++++ Supplied data ++++

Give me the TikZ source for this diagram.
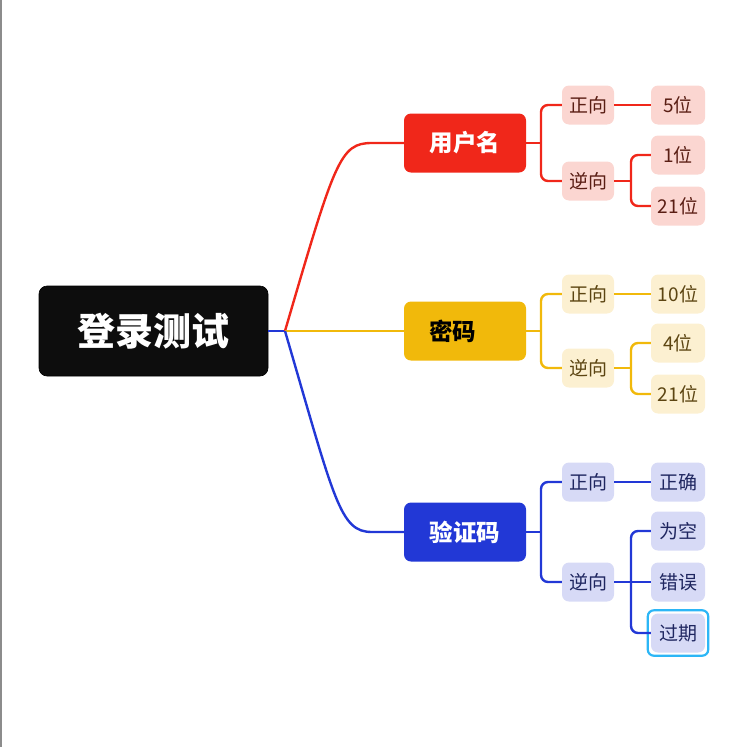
\documentclass[tikz,border=0pt]{standalone}
\usepackage{fontspec}
\setmainfont{Noto Sans CJK SC}
\usepackage{xcolor}
\usepackage{tikz}
\definecolor{rootbg}{HTML}{0D0D0D}
\definecolor{redm}{HTML}{F0271A}
\definecolor{redl}{HTML}{FBD6D1}
\definecolor{redt}{HTML}{5A1E14}
\definecolor{yelm}{HTML}{F1B90B}
\definecolor{yell}{HTML}{FCF0D1}
\definecolor{yelt}{HTML}{5C4512}
\definecolor{blum}{HTML}{2238D6}
\definecolor{blul}{HTML}{D7DAF6}
\definecolor{blut}{HTML}{1F2660}
\definecolor{hlcyan}{HTML}{2CB6F6}
\newcommand\fs[1]{\fontsize{#1}{#1}\selectfont}

\tikzset{
  rootbox/.style={fill=rootbg, draw=black, line width=0.6pt, rounded corners=8pt,
    minimum width=229pt, minimum height=90pt, inner sep=0pt,
    text=white, font=\fs{38}\bfseries},
  topic/.style={rounded corners=7pt, minimum width=122pt, minimum height=59pt,
    inner sep=0pt, font=\fs{23.5}\bfseries},
  sub/.style={rounded corners=7pt, minimum width=52pt, minimum height=39pt,
    inner sep=0pt, font=\fs{19}},
  leaf/.style={sub, minimum width=54pt},
  conn/.style={line width=2.4pt},
}

\begin{document}
\begin{tikzpicture}[x=1pt, y=-1pt]
        \useasboundingbox (0,0) rectangle (749,747);
        \draw[gray!90, line width=1.6pt] (1,0) -- (1,747);

        \coordinate (Root) at (153.5, 331);
        \coordinate (Fork) at (285, 331);

        \coordinate (User) at (465, 143);
        \coordinate (Pass) at (465, 331);
        \coordinate (Code) at (465, 532);

        \coordinate (Userp) at (588, 105);
        \coordinate (Usern) at (588, 181);
        \coordinate (Passp) at (588, 294);
        \coordinate (Passn) at (588, 368);
        \coordinate (Codep) at (588, 482);
        \coordinate (Coden) at (588, 582);

        \coordinate (Ua) at (678, 105);
        \coordinate (Ub) at (678, 155);
        \coordinate (Uc) at (678, 206);
        \coordinate (Pa) at (678, 294);
        \coordinate (Pb) at (678, 343);
        \coordinate (Pc) at (678, 394);
        \coordinate (Ca) at (678, 482);
        \coordinate (Cb) at (678, 531);
        \coordinate (Cc) at (678, 582);
        \coordinate (Cd) at (678, 633);

        \coordinate (Us1) at (541, 143);
        \coordinate (Us2) at (631, 181);
        \coordinate (Ps1) at (541, 331);
        \coordinate (Ps2) at (631, 368);
        \coordinate (Cs1) at (541, 532);
        \coordinate (Cs2) at (631, 582);

        \node[rootbox] (root) at (Root) {登录测试};

        \node[topic, fill=redm, text=white] (user) at (User) {用户名};
        \node[topic, fill=yelm, text=black, text width=72pt, inner xsep=25pt, align=left] (pass) at (Pass) {密码};
        \node[topic, fill=blum, text=white] (code) at (Code) {验证码};

        \node[sub, fill=redl, text=redt] (userp) at (Userp) {正向};
        \node[sub, fill=redl, text=redt] (usern) at (Usern) {逆向};
        \node[sub, fill=yell, text=yelt] (passp) at (Passp) {正向};
        \node[sub, fill=yell, text=yelt] (passn) at (Passn) {逆向};
        \node[sub, fill=blul, text=blut] (codep) at (Codep) {正向};
        \node[sub, fill=blul, text=blut] (coden) at (Coden) {逆向};

        \node[leaf, fill=redl, text=redt] (ua) at (Ua) {5位};
        \node[leaf, fill=redl, text=redt] (ub) at (Ub) {1位};
        \node[leaf, fill=redl, text=redt] (uc) at (Uc) {21位};
        \node[leaf, fill=yell, text=yelt] (pa) at (Pa) {10位};
        \node[leaf, fill=yell, text=yelt] (pb) at (Pb) {4位};
        \node[leaf, fill=yell, text=yelt] (pc) at (Pc) {21位};
        \node[leaf, fill=blul, text=blut] (ca) at (Ca) {正确};
        \node[leaf, fill=blul, text=blut] (cb) at (Cb) {为空};
        \node[leaf, fill=blul, text=blut] (cc) at (Cc) {错误};
        \node[leaf, fill=blul, text=blut] (cd) at (Cd) {过期};

        \draw[hlcyan, line width=2.2pt, rounded corners=6pt]
          ([shift={(-3,-3)}]cd.north west) rectangle ([shift={(3,3)}]cd.south east);

        \draw[conn, blum] (root.east) -- (Fork);
        \draw[conn, redm] (Fork) .. controls (335,160) and (340,143) .. (372,143) -- (user.west);
        \draw[conn, yelm] (Fork) -- (pass.west);
        \draw[conn, blum] (Fork) .. controls (335,502) and (340,532) .. (372,532) -- (code.west);

        \draw[conn, redm] (user.east) -- (Us1);
        \draw[conn, redm, rounded corners=7pt] (userp.west) -| (Us1) |- (usern.west);
        \draw[conn, redm] (userp.east) -- (ua.west);
        \draw[conn, redm] (usern.east) -- (Us2);
        \draw[conn, redm, rounded corners=7pt] (ub.west) -| (Us2) |- (uc.west);

        \draw[conn, yelm] (pass.east) -- (Ps1);
        \draw[conn, yelm, rounded corners=7pt] (passp.west) -| (Ps1) |- (passn.west);
        \draw[conn, yelm] (passp.east) -- (pa.west);
        \draw[conn, yelm] (passn.east) -- (Ps2);
        \draw[conn, yelm, rounded corners=7pt] (pb.west) -| (Ps2) |- (pc.west);

        \draw[conn, blum] (code.east) -- (Cs1);
        \draw[conn, blum, rounded corners=7pt] (codep.west) -| (Cs1) |- (coden.west);
        \draw[conn, blum] (codep.east) -- (ca.west);
        \draw[conn, blum] (coden.east) -- (cc.west);
        \draw[conn, blum, rounded corners=7pt] (cb.west) -| (Cs2) |- (cd.west);
      \end{tikzpicture}
\end{document}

++++

Your instructions> Reproduce the full listing above verbatim, with no pictures included.

Exercise answer>
Give me the TikZ source for this diagram.
\documentclass[tikz,border=0pt]{standalone}
\usepackage{fontspec}
\setmainfont{Noto Sans CJK SC}
\usepackage{xcolor}
\usepackage{tikz}
\definecolor{rootbg}{HTML}{0D0D0D}
\definecolor{redm}{HTML}{F0271A}
\definecolor{redl}{HTML}{FBD6D1}
\definecolor{redt}{HTML}{5A1E14}
\definecolor{yelm}{HTML}{F1B90B}
\definecolor{yell}{HTML}{FCF0D1}
\definecolor{yelt}{HTML}{5C4512}
\definecolor{blum}{HTML}{2238D6}
\definecolor{blul}{HTML}{D7DAF6}
\definecolor{blut}{HTML}{1F2660}
\definecolor{hlcyan}{HTML}{2CB6F6}
\newcommand\fs[1]{\fontsize{#1}{#1}\selectfont}

\tikzset{
  rootbox/.style={fill=rootbg, draw=black, line width=0.6pt, rounded corners=8pt,
    minimum width=229pt, minimum height=90pt, inner sep=0pt,
    text=white, font=\fs{38}\bfseries},
  topic/.style={rounded corners=7pt, minimum width=122pt, minimum height=59pt,
    inner sep=0pt, font=\fs{23.5}\bfseries},
  sub/.style={rounded corners=7pt, minimum width=52pt, minimum height=39pt,
    inner sep=0pt, font=\fs{19}},
  leaf/.style={sub, minimum width=54pt},
  conn/.style={line width=2.4pt},
}

\begin{document}
\begin{tikzpicture}[x=1pt, y=-1pt]
        \useasboundingbox (0,0) rectangle (749,747);
        \draw[gray!90, line width=1.6pt] (1,0) -- (1,747);

        \coordinate (Root) at (153.5, 331);
        \coordinate (Fork) at (285, 331);

        \coordinate (User) at (465, 143);
        \coordinate (Pass) at (465, 331);
        \coordinate (Code) at (465, 532);

        \coordinate (Userp) at (588, 105);
        \coordinate (Usern) at (588, 181);
        \coordinate (Passp) at (588, 294);
        \coordinate (Passn) at (588, 368);
        \coordinate (Codep) at (588, 482);
        \coordinate (Coden) at (588, 582);

        \coordinate (Ua) at (678, 105);
        \coordinate (Ub) at (678, 155);
        \coordinate (Uc) at (678, 206);
        \coordinate (Pa) at (678, 294);
        \coordinate (Pb) at (678, 343);
        \coordinate (Pc) at (678, 394);
        \coordinate (Ca) at (678, 482);
        \coordinate (Cb) at (678, 531);
        \coordinate (Cc) at (678, 582);
        \coordinate (Cd) at (678, 633);

        \coordinate (Us1) at (541, 143);
        \coordinate (Us2) at (631, 181);
        \coordinate (Ps1) at (541, 331);
        \coordinate (Ps2) at (631, 368);
        \coordinate (Cs1) at (541, 532);
        \coordinate (Cs2) at (631, 582);

        \node[rootbox] (root) at (Root) {登录测试};

        \node[topic, fill=redm, text=white] (user) at (User) {用户名};
        \node[topic, fill=yelm, text=black, text width=72pt, inner xsep=25pt, align=left] (pass) at (Pass) {密码};
        \node[topic, fill=blum, text=white] (code) at (Code) {验证码};

        \node[sub, fill=redl, text=redt] (userp) at (Userp) {正向};
        \node[sub, fill=redl, text=redt] (usern) at (Usern) {逆向};
        \node[sub, fill=yell, text=yelt] (passp) at (Passp) {正向};
        \node[sub, fill=yell, text=yelt] (passn) at (Passn) {逆向};
        \node[sub, fill=blul, text=blut] (codep) at (Codep) {正向};
        \node[sub, fill=blul, text=blut] (coden) at (Coden) {逆向};

        \node[leaf, fill=redl, text=redt] (ua) at (Ua) {5位};
        \node[leaf, fill=redl, text=redt] (ub) at (Ub) {1位};
        \node[leaf, fill=redl, text=redt] (uc) at (Uc) {21位};
        \node[leaf, fill=yell, text=yelt] (pa) at (Pa) {10位};
        \node[leaf, fill=yell, text=yelt] (pb) at (Pb) {4位};
        \node[leaf, fill=yell, text=yelt] (pc) at (Pc) {21位};
        \node[leaf, fill=blul, text=blut] (ca) at (Ca) {正确};
        \node[leaf, fill=blul, text=blut] (cb) at (Cb) {为空};
        \node[leaf, fill=blul, text=blut] (cc) at (Cc) {错误};
        \node[leaf, fill=blul, text=blut] (cd) at (Cd) {过期};

        \draw[hlcyan, line width=2.2pt, rounded corners=6pt]
          ([shift={(-3,-3)}]cd.north west) rectangle ([shift={(3,3)}]cd.south east);

        \draw[conn, blum] (root.east) -- (Fork);
        \draw[conn, redm] (Fork) .. controls (335,160) and (340,143) .. (372,143) -- (user.west);
        \draw[conn, yelm] (Fork) -- (pass.west);
        \draw[conn, blum] (Fork) .. controls (335,502) and (340,532) .. (372,532) -- (code.west);

        \draw[conn, redm] (user.east) -- (Us1);
        \draw[conn, redm, rounded corners=7pt] (userp.west) -| (Us1) |- (usern.west);
        \draw[conn, redm] (userp.east) -- (ua.west);
        \draw[conn, redm] (usern.east) -- (Us2);
        \draw[conn, redm, rounded corners=7pt] (ub.west) -| (Us2) |- (uc.west);

        \draw[conn, yelm] (pass.east) -- (Ps1);
        \draw[conn, yelm, rounded corners=7pt] (passp.west) -| (Ps1) |- (passn.west);
        \draw[conn, yelm] (passp.east) -- (pa.west);
        \draw[conn, yelm] (passn.east) -- (Ps2);
        \draw[conn, yelm, rounded corners=7pt] (pb.west) -| (Ps2) |- (pc.west);

        \draw[conn, blum] (code.east) -- (Cs1);
        \draw[conn, blum, rounded corners=7pt] (codep.west) -| (Cs1) |- (coden.west);
        \draw[conn, blum] (codep.east) -- (ca.west);
        \draw[conn, blum] (coden.east) -- (cc.west);
        \draw[conn, blum, rounded corners=7pt] (cb.west) -| (Cs2) |- (cd.west);
      \end{tikzpicture}
\end{document}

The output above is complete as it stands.